◆ Aim of the exercise: In the entries below, find the lines that contain the word "this" and copy them.

◆ Data listing:
● ● ● ● ● ● ●

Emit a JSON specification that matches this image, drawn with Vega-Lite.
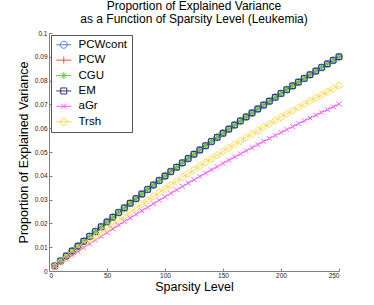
{
  "$schema": "https://vega.github.io/schema/vega-lite/v6.json",
  "width": 290,
  "height": 238,
  "autosize": "none",
  "padding": {"left": 49, "top": 33, "right": 35, "bottom": 34},
  "background": "white",
  "title": {
    "text": ["Proportion of Explained Variance", "as a Function of Sparsity Level (Leukemia)"],
    "font": "Liberation Sans",
    "fontSize": 12,
    "fontWeight": "normal",
    "color": "#000",
    "frame": "group",
    "anchor": "middle",
    "lineHeight": 13,
    "offset": 4
  },
  "config": {
    "view": {"stroke": null},
    "axis": {
      "grid": false,
      "labelFont": "Liberation Sans",
      "labelFontSize": 6.5,
      "labelColor": "#222",
      "domainColor": "#808080",
      "tickColor": "#808080",
      "tickSize": -3,
      "titleFont": "Liberation Sans",
      "titleFontSize": 12.5,
      "titleFontWeight": "normal",
      "titleColor": "#000"
    },
    "legend": {
      "orient": "top-left",
      "offset": 1.5,
      "padding": 4,
      "strokeColor": "#555",
      "fillColor": "white",
      "symbolSize": 100,
      "symbolStrokeWidth": 1,
      "symbolOpacity": 1,
      "symbolOffset": 3,
      "labelFont": "Liberation Sans",
      "labelFontSize": 11.5,
      "labelColor": "#000",
      "labelOffset": 9,
      "rowPadding": 2.4,
      "titlePadding": 0
    }
  },
  "data": {
    "values": [
      {"x": 5, "PCWcont": 0.00212, "PCW": 0.00212, "CGU": 0.00212, "EM": 0.00212, "aGr": 0.00166, "Trsh": 0.00184},
      {"x": 10, "PCWcont": 0.00422, "PCW": 0.00422, "CGU": 0.00422, "EM": 0.00422, "aGr": 0.00331, "Trsh": 0.00367},
      {"x": 15, "PCWcont": 0.00632, "PCW": 0.00632, "CGU": 0.00632, "EM": 0.00632, "aGr": 0.00495, "Trsh": 0.00548},
      {"x": 20, "PCWcont": 0.0084, "PCW": 0.0084, "CGU": 0.0084, "EM": 0.0084, "aGr": 0.00658, "Trsh": 0.00729},
      {"x": 25, "PCWcont": 0.01046, "PCW": 0.01046, "CGU": 0.01046, "EM": 0.01046, "aGr": 0.00819, "Trsh": 0.00908},
      {"x": 30, "PCWcont": 0.01252, "PCW": 0.01252, "CGU": 0.01252, "EM": 0.01252, "aGr": 0.0098, "Trsh": 0.01086},
      {"x": 35, "PCWcont": 0.01456, "PCW": 0.01456, "CGU": 0.01456, "EM": 0.01456, "aGr": 0.0114, "Trsh": 0.01263},
      {"x": 40, "PCWcont": 0.01658, "PCW": 0.01658, "CGU": 0.01658, "EM": 0.01658, "aGr": 0.01298, "Trsh": 0.01439},
      {"x": 45, "PCWcont": 0.0186, "PCW": 0.0186, "CGU": 0.0186, "EM": 0.0186, "aGr": 0.01456, "Trsh": 0.01614},
      {"x": 50, "PCWcont": 0.0206, "PCW": 0.0206, "CGU": 0.0206, "EM": 0.0206, "aGr": 0.01613, "Trsh": 0.01788},
      {"x": 55, "PCWcont": 0.02259, "PCW": 0.02259, "CGU": 0.02259, "EM": 0.02259, "aGr": 0.01768, "Trsh": 0.0196},
      {"x": 60, "PCWcont": 0.02456, "PCW": 0.02456, "CGU": 0.02456, "EM": 0.02456, "aGr": 0.01922, "Trsh": 0.02132},
      {"x": 65, "PCWcont": 0.02653, "PCW": 0.02653, "CGU": 0.02653, "EM": 0.02653, "aGr": 0.02076, "Trsh": 0.02302},
      {"x": 70, "PCWcont": 0.02848, "PCW": 0.02848, "CGU": 0.02848, "EM": 0.02848, "aGr": 0.02228, "Trsh": 0.02471},
      {"x": 75, "PCWcont": 0.03041, "PCW": 0.03041, "CGU": 0.03041, "EM": 0.03041, "aGr": 0.02379, "Trsh": 0.02639},
      {"x": 80, "PCWcont": 0.03234, "PCW": 0.03234, "CGU": 0.03234, "EM": 0.03234, "aGr": 0.0253, "Trsh": 0.02805},
      {"x": 85, "PCWcont": 0.03425, "PCW": 0.03425, "CGU": 0.03425, "EM": 0.03425, "aGr": 0.02679, "Trsh": 0.02971},
      {"x": 90, "PCWcont": 0.03614, "PCW": 0.03614, "CGU": 0.03614, "EM": 0.03614, "aGr": 0.02827, "Trsh": 0.03136},
      {"x": 95, "PCWcont": 0.03803, "PCW": 0.03803, "CGU": 0.03803, "EM": 0.03803, "aGr": 0.02974, "Trsh": 0.03299},
      {"x": 100, "PCWcont": 0.0399, "PCW": 0.0399, "CGU": 0.0399, "EM": 0.0399, "aGr": 0.0312, "Trsh": 0.03461},
      {"x": 105, "PCWcont": 0.04176, "PCW": 0.04176, "CGU": 0.04176, "EM": 0.04176, "aGr": 0.03265, "Trsh": 0.03622},
      {"x": 110, "PCWcont": 0.0436, "PCW": 0.0436, "CGU": 0.0436, "EM": 0.0436, "aGr": 0.03409, "Trsh": 0.03782},
      {"x": 115, "PCWcont": 0.04544, "PCW": 0.04544, "CGU": 0.04544, "EM": 0.04544, "aGr": 0.03552, "Trsh": 0.03941},
      {"x": 120, "PCWcont": 0.04726, "PCW": 0.04726, "CGU": 0.04726, "EM": 0.04726, "aGr": 0.03694, "Trsh": 0.04098},
      {"x": 125, "PCWcont": 0.04906, "PCW": 0.04906, "CGU": 0.04906, "EM": 0.04906, "aGr": 0.03834, "Trsh": 0.04255},
      {"x": 130, "PCWcont": 0.05086, "PCW": 0.05086, "CGU": 0.05086, "EM": 0.05086, "aGr": 0.03974, "Trsh": 0.0441},
      {"x": 135, "PCWcont": 0.05264, "PCW": 0.05264, "CGU": 0.05264, "EM": 0.05264, "aGr": 0.04113, "Trsh": 0.04564},
      {"x": 140, "PCWcont": 0.0544, "PCW": 0.0544, "CGU": 0.0544, "EM": 0.0544, "aGr": 0.0425, "Trsh": 0.04717},
      {"x": 145, "PCWcont": 0.05616, "PCW": 0.05616, "CGU": 0.05616, "EM": 0.05616, "aGr": 0.04387, "Trsh": 0.04869},
      {"x": 150, "PCWcont": 0.0579, "PCW": 0.0579, "CGU": 0.0579, "EM": 0.0579, "aGr": 0.04523, "Trsh": 0.0502},
      {"x": 155, "PCWcont": 0.05963, "PCW": 0.05963, "CGU": 0.05963, "EM": 0.05963, "aGr": 0.04657, "Trsh": 0.05169},
      {"x": 160, "PCWcont": 0.06134, "PCW": 0.06134, "CGU": 0.06134, "EM": 0.06134, "aGr": 0.0479, "Trsh": 0.05318},
      {"x": 165, "PCWcont": 0.06305, "PCW": 0.06305, "CGU": 0.06305, "EM": 0.06305, "aGr": 0.04923, "Trsh": 0.05465},
      {"x": 170, "PCWcont": 0.06474, "PCW": 0.06474, "CGU": 0.06474, "EM": 0.06474, "aGr": 0.05054, "Trsh": 0.05611},
      {"x": 175, "PCWcont": 0.06641, "PCW": 0.06641, "CGU": 0.06641, "EM": 0.06641, "aGr": 0.05184, "Trsh": 0.05756},
      {"x": 180, "PCWcont": 0.06808, "PCW": 0.06808, "CGU": 0.06808, "EM": 0.06808, "aGr": 0.05314, "Trsh": 0.059},
      {"x": 185, "PCWcont": 0.06973, "PCW": 0.06973, "CGU": 0.06973, "EM": 0.06973, "aGr": 0.05442, "Trsh": 0.06043},
      {"x": 190, "PCWcont": 0.07136, "PCW": 0.07136, "CGU": 0.07136, "EM": 0.07136, "aGr": 0.05569, "Trsh": 0.06184},
      {"x": 195, "PCWcont": 0.07299, "PCW": 0.07299, "CGU": 0.07299, "EM": 0.07299, "aGr": 0.05695, "Trsh": 0.06325},
      {"x": 200, "PCWcont": 0.0746, "PCW": 0.0746, "CGU": 0.0746, "EM": 0.0746, "aGr": 0.0582, "Trsh": 0.06464},
      {"x": 205, "PCWcont": 0.0762, "PCW": 0.0762, "CGU": 0.0762, "EM": 0.0762, "aGr": 0.05944, "Trsh": 0.06602},
      {"x": 210, "PCWcont": 0.07778, "PCW": 0.07778, "CGU": 0.07778, "EM": 0.07778, "aGr": 0.06067, "Trsh": 0.06739},
      {"x": 215, "PCWcont": 0.07936, "PCW": 0.07936, "CGU": 0.07936, "EM": 0.07936, "aGr": 0.06189, "Trsh": 0.06875},
      {"x": 220, "PCWcont": 0.08092, "PCW": 0.08092, "CGU": 0.08092, "EM": 0.08092, "aGr": 0.0631, "Trsh": 0.0701},
      {"x": 225, "PCWcont": 0.08246, "PCW": 0.08246, "CGU": 0.08246, "EM": 0.08246, "aGr": 0.06429, "Trsh": 0.07143},
      {"x": 230, "PCWcont": 0.084, "PCW": 0.084, "CGU": 0.084, "EM": 0.084, "aGr": 0.06548, "Trsh": 0.07276},
      {"x": 235, "PCWcont": 0.08552, "PCW": 0.08552, "CGU": 0.08552, "EM": 0.08552, "aGr": 0.06666, "Trsh": 0.07407},
      {"x": 240, "PCWcont": 0.08702, "PCW": 0.08702, "CGU": 0.08702, "EM": 0.08702, "aGr": 0.06782, "Trsh": 0.07537},
      {"x": 245, "PCWcont": 0.08852, "PCW": 0.08852, "CGU": 0.08852, "EM": 0.08852, "aGr": 0.06898, "Trsh": 0.07666},
      {"x": 250, "PCWcont": 0.09, "PCW": 0.09, "CGU": 0.09, "EM": 0.09, "aGr": 0.07013, "Trsh": 0.07794}
    ]
  },
  "transform": [
    {"fold": ["PCWcont", "PCW", "CGU", "EM", "aGr", "Trsh"], "as": ["series", "value"]}
  ],
  "encoding": {
    "x": {
      "field": "x",
      "type": "quantitative",
      "scale": {"domain": [0, 250], "nice": false, "zero": false},
      "axis": {"values": [0, 50, 100, 150, 200, 250], "title": "Sparsity Level", "labelPadding": 4, "titlePadding": 2}
    },
    "y": {
      "field": "value",
      "type": "quantitative",
      "scale": {"domain": [0, 0.1], "nice": false},
      "axis": {"values": [0, 0.01, 0.02, 0.03, 0.04, 0.05, 0.06, 0.07, 0.08, 0.09, 0.1], "format": "~g", "title": "Proportion of Explained Variance", "labelPadding": 5, "titlePadding": 4}
    }
  },
  "layer": [
    {
      "mark": {"type": "line", "strokeWidth": 1},
      "encoding": {
        "color": {
          "field": "series",
          "type": "nominal",
          "scale": {"domain": ["PCWcont", "PCW", "CGU", "EM", "aGr", "Trsh"], "range": ["#5f74f0", "#ff4a4a", "#5ad63a", "#2f3a7a", "#ff5cff", "#ffd84a"]},
          "legend": null
        },
        "detail": {"field": "series"}
      }
    },
    {
      "mark": {"type": "point", "filled": false, "strokeWidth": 1, "opacity": 1},
      "encoding": {
        "color": {
          "field": "series",
          "type": "nominal",
          "scale": {"domain": ["PCWcont", "PCW", "CGU", "EM", "aGr", "Trsh"], "range": ["#5f74f0", "#ff4a4a", "#5ad63a", "#2f3a7a", "#ff5cff", "#ffd84a"]},
          "legend": null
        },
        "shape": {
          "field": "series",
          "type": "nominal",
          "scale": {"domain": ["PCWcont", "PCW", "CGU", "EM", "aGr", "Trsh"], "range": ["circle", "M-1,0H1M0,-1V1", "M-1,0H1M0,-1V1M-0.7,-0.7L0.7,0.7M-0.7,0.7L0.7,-0.7", "M-0.8,-0.8H0.8V0.8H-0.8Z", "M-0.7,-0.7L0.7,0.7M-0.7,0.7L0.7,-0.7", "M0,-1.1L1.1,0L0,1.1L-1.1,0Z"]},
          "legend": null
        },
        "size": {
          "field": "series",
          "type": "nominal",
          "scale": {"domain": ["PCWcont", "PCW", "CGU", "EM", "aGr", "Trsh"], "range": [48, 45, 45, 45, 40, 45]},
          "legend": null
        }
      }
    },
    {
      "mark": {"type": "point", "filled": false, "opacity": 0},
      "encoding": {
        "color": {
          "field": "series",
          "type": "nominal",
          "scale": {"domain": ["PCWcont", "PCW", "CGU", "EM", "aGr", "Trsh"], "range": ["#5f74f0", "#ff4a4a", "#5ad63a", "#2f3a7a", "#ff5cff", "#ffd84a"]},
          "legend": {"title": null}
        },
        "shape": {
          "field": "series",
          "type": "nominal",
          "scale": {"domain": ["PCWcont", "PCW", "CGU", "EM", "aGr", "Trsh"], "range": [
            "M-1.5,0H1.5M0.7,0A0.7,0.7 0 1,1 -0.7,0A0.7,0.7 0 1,1 0.7,0",
            "M-1.5,0H1.5M0,-0.7V0.7",
            "M-1.5,0H1.5M0,-0.7V0.7M-0.5,-0.5L0.5,0.5M-0.5,0.5L0.5,-0.5",
            "M-1.5,0H1.5M-0.6,-0.6H0.6V0.6H-0.6Z",
            "M-1.5,0H1.5M-0.55,-0.55L0.55,0.55M-0.55,0.55L0.55,-0.55",
            "M-1.5,0H1.5M0,-0.8L0.8,0L0,0.8L-0.8,0Z"
          ]},
          "legend": {"title": null}
        }
      }
    }
  ],
  "resolve": {"scale": {"color": "independent", "shape": "independent", "size": "independent"}}
}
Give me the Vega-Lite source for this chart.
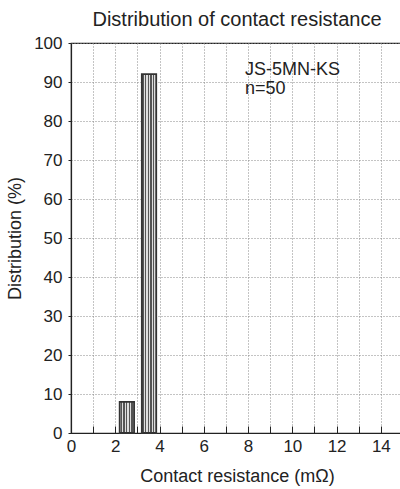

● ● ● ● ● ● ●

◆ Complete response:
Emit a JSON specification that matches this image, drawn with Vega-Lite.
Give me the Vega-Lite source for this chart.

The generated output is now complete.